Drinker Biddle’s Investment Management Practice Group has wide-ranging experience with the registered and exempt variable products operations of insurance companies and their separate accounts and with the regulation of underlying variable products mutual funds, their investment advisers and their principal underwriters, as well as with investment management products and entities not necessarily affiliated with an insurance product.
Registered Variable Products. We have advised on and assisted with the establishment and registration of separate accounts, the compliance of separate account operations with the federal securities laws, reorganizations and intact transfers of separate accounts, the development of variable annuity and variable life insurance products, including living benefit riders, the Securities and Exchange Commission registration of variable contracts and issues relating to insurance company sponsored asset allocation programs. The firm’s investment management lawyers have also advised on contract distribution and marketing issues arising under the federal securities laws, Financial Industry Regulatory Authority regulations and state laws, as well as insurance agency/broker-dealer registration issues.
Exempt Variable Products. In addition to advising insurance companies with respect to registered variable products, our investment management lawyers have advised on matters dealing with exempt group annuity contracts. This advice has extended to arrangements for underlying investment options for exempt separate accounts, including investments in unrelated retail funds and in sponsored variable products and retail funds, transfers of investments among underlying funds and conversions of “managed” separate accounts into unit investment trusts investing in underlying registered funds. We have also given advice regarding disclosure issues in connection with the offering of group contracts, arrangements with third party administrators, distribution and marketing compliance issues and related compensation matters and performance presentation issues at the exempt separate account level, including those arising in connection with “multi-unit” separate accounts.
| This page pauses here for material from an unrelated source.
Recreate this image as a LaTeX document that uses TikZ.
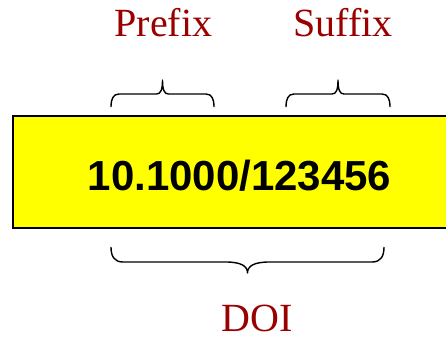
\documentclass[tikz,border=0pt]{standalone}
\usepackage{fontspec}
\setmainfont{Liberation Serif}
\newfontfamily\numfont{Liberation Sans}
\usetikzlibrary{calc}
\definecolor{doired}{RGB}{153,0,0}
\definecolor{doiyellow}{RGB}{255,255,0}

% brace between two points: start, end, side (1 up, -1 down), flat offset, tip height, tip half width, end width
\newcommand\bracebetween[7]{%
\draw[partline] let \p1=(#1), \p2=(#2), \n1={(\x1+\x2)/2} in
  (\p1) .. controls (\x1,\y1+#3*#4*0.6) and (\x1+#7*0.25,\y1+#3*#4) .. (\x1+#7,\y1+#3*#4)
  -- (\n1-#6,\y1+#3*#4) .. controls (\n1-#6*0.3,\y1+#3*#4) and (\n1,\y1+#3*#4+#3*#5*0.15) .. (\n1,\y1+#3*#5)
  .. controls (\n1,\y1+#3*#4+#3*#5*0.15) and (\n1+#6*0.3,\y1+#3*#4) .. (\n1+#6,\y1+#3*#4)
  -- (\x2-#7,\y1+#3*#4) .. controls (\x2-#7*0.25,\y1+#3*#4) and (\x2,\y1+#3*#4*0.6) .. (\p2);}

\begin{document}
\begin{tikzpicture}[x=1pt,y=1pt,partlbl/.style={text=doired,font=\fontsize{40}{40}\selectfont,anchor=base,inner sep=0pt},partline/.style={line width=1.4pt,line join=round},doibox/.style={draw=black,line width=1.4pt,fill=doiyellow}]
\def\ybr{231};
\def\ybot{91};
\useasboundingbox (0,0) rectangle (446,338);

\draw[doibox] (13,110) rectangle (470,222);
\node[anchor=base,inner sep=0pt,font=\numfont\bfseries\fontsize{42}{42}\selectfont] (num) at (239.5,148) {10.1000/123456};

\coordinate (preL) at (111,\ybr);
\coordinate (preR) at (214,\ybr);
\coordinate (sufL) at (286,\ybr);
\coordinate (sufR) at (390,\ybr);
\coordinate (doiL) at (111,\ybot);
\coordinate (doiR) at (384,\ybot);

\bracebetween{preL}{preR}{1}{13}{27}{6}{8}
\bracebetween{sufL}{sufR}{1}{13}{27}{6}{8}
\bracebetween{doiL}{doiR}{-1}{15}{26}{22}{12}

\node[partlbl] (prefix) at (163.5,301) {Prefix};
\node[partlbl] (suffix) at (343,301) {Suffix};
\node[partlbl] (doi) at (257.5,7) {DOI};
\end{tikzpicture}
\end{document}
Exemptive, No-Action and Interpretive Relief. We have obtained SEC orders authorizing, among other matters, separate account substitutions of underlying funds, transactions involving affiliates subject to Section 17, exchange offers subject to Section 11, variable contract bonus recapture features, mixed and shared funding, manager-of-managers operations and funds of funds structures and operations. We have also submitted no-action and interpretive requests to the SEC staff on a wide-range of matters, including Section 12(d)(1) relief for certain foreign “investment companies” investing in U.S. funds, procedures for reorganizing and consolidating affiliated insurance companies and their separate accounts, and use of predecessor fund performance by the successor fund after a fund combination.
Related Products and Activities. The firm’s lawyers have also advised insurance companies in connection with the registration of fixed products, including related periodic reporting requirements, the development of life insurance contracts designed for use in the bank owned life insurance (BOLI) market and the use of “non-unitized” separate accounts. We have also given advice regarding the Section 3(a)(8) exception and have issued Rule 151 and Section 3(a)(8) opinions, including with respect to fixed annuity contracts with market value adjustment features. Our lawyers are familiar with private placement principles and procedures, have worked regularly with Section 3(c)(1) and Section 3(c)(7) entities and have assisted and advised insurance companies in connection with the private placement of variable life insurance products.
We also counsel life insurance companies on a wide range of other matters, including developments in the marketplace for variable insurance products and mutual funds, responses to rule proposals and other regulatory initiatives, issues arising in connection with SEC examinations and investigations, best practices, structuring investment advisory and broker-dealer operations, defined contribution investment only programs, business method patents, commodity pool issues, reinsurance arrangements, financing transactions and compliance with reporting and other requirements under the federal securities laws.